The relationship between the parties for the technology that is the general subject matter of the patents. Should the patentee be in a position to know about potential infringement and to comment on it to the accused infringer?

What interactions may have taken place involving predecessors in ownership of the patent or the accused product line?

The specific communications between the patentee and the accused infringer regarding the patent. Has the patentee identified the patent, specific claims, specific assertions against an accused product to suggest that the patentee is aware of the alleged infringement?

The overt communication from the accused infringer responding to notice of infringement. What has the accused infringer told the patentee about the assertions?

How has the patentee responded to the accused infringer? Has there been silence with respect to the allegations as opposed to other business that the two parties may have with each other?

What actions has the accused infringer taken during the time since the patentee last communicated with the accused infringer about the allegations? This evidence should be cataloged carefully to support not only actual reliance but also the extent of the reliance to help demonstrate prejudice.

Equitable estoppel is a fact specific defense that does not fit into any precise formula.
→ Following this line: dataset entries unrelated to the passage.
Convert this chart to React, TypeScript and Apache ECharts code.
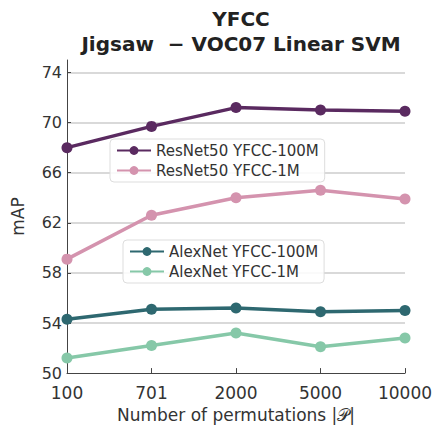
import React, { useEffect, useRef } from "react";
import * as echarts from "echarts";

const categories = ["100", "701", "2000", "5000", "10000"];
const resnet100M = [68.0, 69.7, 71.2, 71.0, 70.9];
const resnet1M = [59.1, 62.6, 64.0, 64.6, 63.9];
const alexnet100M = [54.3, 55.1, 55.2, 54.9, 55.0];
const alexnet1M = [51.2, 52.2, 53.2, 52.1, 52.8];
const seriesNames = ["ResNet50 YFCC-100M", "ResNet50 YFCC-1M", "AlexNet YFCC-100M", "AlexNet YFCC-1M"];
const colors = ["#5a2a60", "#d493ae", "#2e6870", "#86c8a8"];

const FONT = "DejaVu Sans";

export default function App() {
  const ref = useRef<HTMLDivElement>(null);
  useEffect(() => {
    const chart = echarts.init(ref.current!, null, { renderer: "svg" });
    const data = [resnet100M, resnet1M, alexnet100M, alexnet1M];
    const legendCommon = {
      orient: "vertical" as const,
      itemWidth: 34,
      itemHeight: 11,
      itemGap: 5,
      padding: [4, 6, 4, 6],
      backgroundColor: "rgba(255,255,255,0.85)",
      borderColor: "#dddddd",
      borderWidth: 1,
      borderRadius: 4,
      textStyle: { fontFamily: FONT, fontSize: 15, color: "#333" },
    };
    chart.setOption({
      animation: false,
      backgroundColor: "#ffffff",
      textStyle: { fontFamily: FONT },
      title: {
        text: "YFCC\nJigsaw  \u2212 VOC07 Linear SVM",
        left: 236,
        textAlign: "center",
        top: 1,
        textStyle: { fontFamily: FONT, fontSize: 20, fontWeight: "bold", color: "#222", lineHeight: 25 },
      },
      grid: { left: 67, right: 32, top: 60, bottom: 53 },
      legend: [
        { ...legendCommon, data: seriesNames.slice(0, 2), left: 110, top: 139 },
        { ...legendCommon, data: seriesNames.slice(2, 4), left: 123, top: 240 },
      ],
      xAxis: {
        type: "category",
        data: categories,
        boundaryGap: false,
        name: "Number of permutations |\u{1D4AB}|",
        nameLocation: "middle",
        nameGap: 32,
        nameTextStyle: { fontFamily: FONT, fontSize: 17, color: "#333" },
        axisLine: { lineStyle: { color: "#444", width: 1 } },
        axisTick: { inside: true, length: 5, lineStyle: { color: "#444" } },
        axisLabel: { fontFamily: FONT, fontSize: 17, color: "#333", margin: 11 },
        splitLine: { show: false },
      },
      yAxis: {
        type: "value",
        min: 50,
        max: 75,
        interval: 4,
        name: "mAP",
        nameLocation: "middle",
        nameGap: 41,
        nameRotate: 90,
        nameTextStyle: { fontFamily: FONT, fontSize: 17, color: "#333" },
        axisLine: { show: true, lineStyle: { color: "#444", width: 1 } },
        axisTick: { show: true, inside: true, length: 4, lineStyle: { color: "#444" } },
        axisLabel: { fontFamily: FONT, fontSize: 16, color: "#333", margin: 5, showMaxLabel: false },
        splitLine: { show: true, showMinLine: false, showMaxLine: false, lineStyle: { color: "#cccccc", width: 1.5 } },
      },
      series: seriesNames.map((name, i) => ({
        name,
        type: "line",
        data: data[i],
        symbol: "circle",
        symbolSize: 11,
        lineStyle: { width: 3.5, color: colors[i] },
        itemStyle: { color: colors[i] },
        z: 10 - i,
      })),
    });
    return () => chart.dispose();
  }, []);
  return <div ref={ref} style={{ width: 437, height: 428, position: "absolute", left: 0, top: 0 }} />;
}
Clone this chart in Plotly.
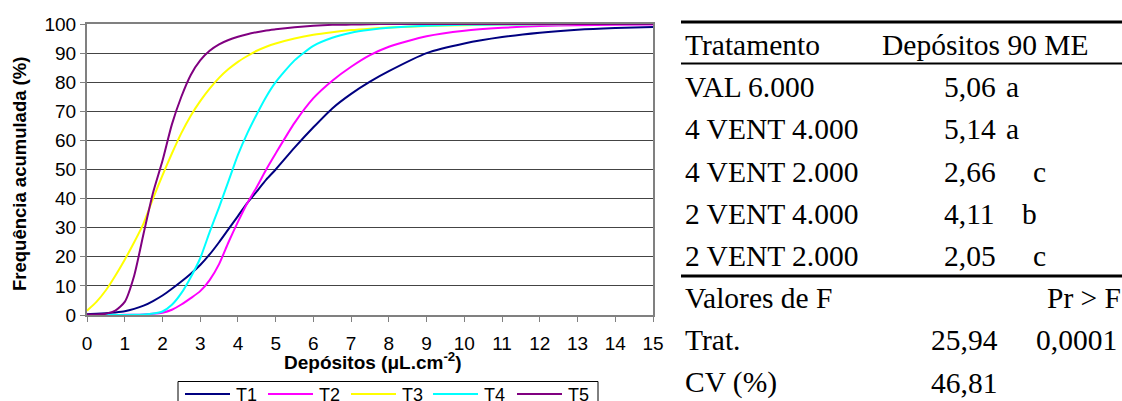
import plotly.graph_objects as go

# ---------------- data ----------------
x_dep = [0, 0.25, 0.5, 0.75, 1, 1.25, 1.5, 1.75, 2, 2.25, 2.5, 2.75, 3, 3.25, 3.5, 3.75,
         4, 4.25, 4.5, 4.75, 5, 5.5, 6, 6.5, 7, 7.5, 8, 9, 10, 11, 12, 13, 14, 15]

T1 = [0.3, 0.4, 0.6, 0.9, 1.3, 2.1, 3.2, 4.8, 6.7, 9.0, 11.5, 14.2, 17.2, 20.8, 25.0, 29.5,
      34.0, 38.5, 42.5, 46.5, 50.0, 57.5, 64.5, 71.0, 76.0, 80.2, 83.8, 90.0, 93.3, 95.5, 97.0, 98.0, 98.6, 99.0]
T2 = [0, 0, 0, 0, 0.05, 0.1, 0.2, 0.4, 0.8, 1.8, 3.6, 5.8, 8.2, 12.0, 17.5, 25.0,
      32.0, 38.5, 44.0, 50.0, 55.5, 66.0, 74.5, 80.5, 85.3, 89.3, 92.2, 95.8, 97.7, 98.7, 99.3, 99.6, 99.7, 99.8]
T3 = [1.5, 4.5, 8.5, 13.5, 19.0, 25.0, 31.5, 40.0, 48.0, 55.5, 62.5, 68.5, 73.5, 77.8, 81.5, 84.5,
      87.0, 89.0, 90.8, 92.2, 93.3, 95.0, 96.3, 97.2, 97.9, 98.4, 98.8, 99.3, 99.6, 99.8, 99.9, 100, 100, 100]
T4 = [0, 0, 0, 0, 0, 0.05, 0.2, 0.5, 1.2, 3.5, 7.5, 13.0, 19.5, 28.5, 37.0, 46.0,
      55.0, 62.5, 69.0, 75.0, 80.0, 87.5, 92.5, 95.3, 97.0, 98.0, 98.7, 99.4, 99.7, 99.8, 99.9, 100, 100, 100]
T5 = [0.2, 0.2, 0.4, 1.5, 4.5, 13.5, 28.0, 42.0, 53.0, 65.5, 75.0, 82.5, 87.5, 90.8, 93.0, 94.5,
      95.6, 96.5, 97.2, 97.8, 98.2, 98.9, 99.4, 99.7, 99.8, 99.9, 100, 100, 100, 100, 100, 100, 100, 100]

series_names = ["T1", "T2", "T3", "T4", "T5"]
series_colors = ["#000080", "#FF00FF", "#FFFF00", "#00FFFF", "#800080"]
series_values = [T1, T2, T3, T4, T5]

x_ticks = list(range(0, 16))
y_ticks = list(range(0, 101, 10))

# table (right side)
tab_header = ["Tratamento", "Depósitos 90 ME"]
tab_treat = ["VAL 6.000", "4 VENT 4.000", "4 VENT 2.000", "2 VENT 4.000", "2 VENT 2.000"]
tab_means = ["5,06", "5,14", "2,66", "4,11", "2,05"]
tab_letters = ["a", "a", "c", "b", "c"]
tab_stats_labels = ["Valores de F", "Trat.", "CV (%)"]
tab_pr_label = "Pr &gt; F"
tab_f_value = "25,94"
tab_pr_value = "0,0001"
tab_cv_value = "46,81"

# ---------------- layout geometry ----------------
W, H = 1122, 401
PL, PR, PT, PB = 87, 653, 24, 315   # plot area in pixels


def px_x(px):
    return (px - PL) / (PR - PL)


def px_y(py):
    return (PB - py) / (PB - PT)


SANS = "Liberation Sans, Arial, sans-serif"
SERIF = "Liberation Serif, Times New Roman, serif"

fig = go.Figure()
for name, col, vals in zip(series_names, series_colors, series_values):
    fig.add_trace(go.Scatter(x=x_dep, y=vals, mode="lines", name=name, showlegend=False,
                             line=dict(color=col, width=2, shape="spline", smoothing=0.6)))

fig.update_xaxes(range=[0, 15], tickvals=x_ticks, ticks="outside", ticklen=5, tickcolor="#808080",
                 showline=True, linecolor="#808080", linewidth=2, mirror=True, showgrid=False,
                 zeroline=False, ticklabelstandoff=5,
                 tickfont=dict(family=SANS, size=19, color="black"))
fig.update_yaxes(range=[0, 100], tickvals=y_ticks, ticks="outside", ticklen=5, tickcolor="#808080",
                 showline=True, linecolor="#808080", linewidth=2, mirror=True, showgrid=True,
                 gridcolor="#444444", gridwidth=1, zeroline=False,
                 tickfont=dict(family=SANS, size=19, color="black"))

annotations = []
shapes = []
# axis titles
annotations.append(dict(text="<b>Depósitos (μL.cm<sup>-2</sup>)</b>", xref="paper", yref="paper",
                        x=px_x(373), y=px_y(361), xanchor="center", yanchor="middle", showarrow=False,
                        font=dict(family=SANS, size=19, color="black")))
annotations.append(dict(text="<b>Frequência acumulada (%)</b>", xref="paper", yref="paper",
                        x=px_x(20), y=px_y(174), xanchor="center", yanchor="middle", showarrow=False,
                        textangle=-90, font=dict(family=SANS, size=18.5, color="black")))

# legend (boxed, horizontal, partly cut by the bottom edge as in the reference)
shapes.append(dict(type="rect", xref="paper", yref="paper", x0=px_x(178), x1=px_x(598),
                   y0=px_y(381.5), y1=px_y(415), line=dict(color="black", width=1), fillcolor="white"))
leg_line_x0 = [185, 268, 351, 433, 517]
for name, col, lx in zip(series_names, series_colors, leg_line_x0):
    shapes.append(dict(type="line", xref="paper", yref="paper", x0=px_x(lx), x1=px_x(lx + 45),
                       y0=px_y(394), y1=px_y(394), line=dict(color=col, width=2)))
    annotations.append(dict(text=name, xref="paper", yref="paper", x=px_x(lx + 49), y=px_y(395),
                            xanchor="left", yanchor="middle", showarrow=False,
                            font=dict(family=SANS, size=18, color="black")))

# table text
ROW0 = 45
ROWH = 42.2
LEFT = 683
tfont = dict(family=SERIF, size=29.5, color="black")


def tab_text(text, px, row, anchor="left"):
    annotations.append(dict(text=text, xref="paper", yref="paper", x=px_x(px), y=px_y(ROW0 + row * ROWH),
                            xanchor=anchor, yanchor="middle", showarrow=False, font=tfont))


tab_text(tab_header[0], LEFT, 0)
tab_text(tab_header[1], 880, 0)
letter_x = {"a": 1004, "b": 1020, "c": 1031}
for i, (t, m, l) in enumerate(zip(tab_treat, tab_means, tab_letters)):
    tab_text(t, LEFT, i + 1)
    tab_text(m, 942, i + 1)
    tab_text(l, letter_x[l], i + 1)
tab_text(tab_stats_labels[0], LEFT, 6)
tab_text(tab_pr_label, 1123, 6, anchor="right")
tab_text(tab_stats_labels[1], LEFT, 7)
tab_text(tab_f_value, 929, 7)
tab_text(tab_pr_value, 1119, 7, anchor="right")
tab_text(tab_stats_labels[2], LEFT, 8)
tab_text(tab_cv_value, 929, 8)

for yy, wd in [(22, 3), (63.5, 2), (276, 3)]:
    shapes.append(dict(type="line", xref="paper", yref="paper", x0=px_x(681), x1=px_x(1122),
                       y0=px_y(yy), y1=px_y(yy), line=dict(color="black", width=wd)))

fig.update_layout(
    width=W, height=H,
    margin=dict(l=PL, r=W - PR, t=PT, b=H - PB, autoexpand=False),
    paper_bgcolor="white", plot_bgcolor="white",
    showlegend=False,
    annotations=annotations,
    shapes=shapes,
)

fig.write_html("out.html")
It will be important for both accused infringers and patentees to thoroughly marshal the facts relating to the conduct of all patent owners and how that conduct is perceived by the accused infringer and its privities, how the accused infringer relied on such conduct to its detriment and quantifying the extent of prejudice, both economic and evidentiary. Often, the facts will depend on who last responded and what was the length of silence or inaction with respect to the specific allegations. In many cases, it will be a question of who spoke last on the issue of potential infringement.

DISCLAIMER: Because of the generality of this update, the information provided herein may not be applicable in all situations and should not be acted upon without specific legal advice based on particular situations.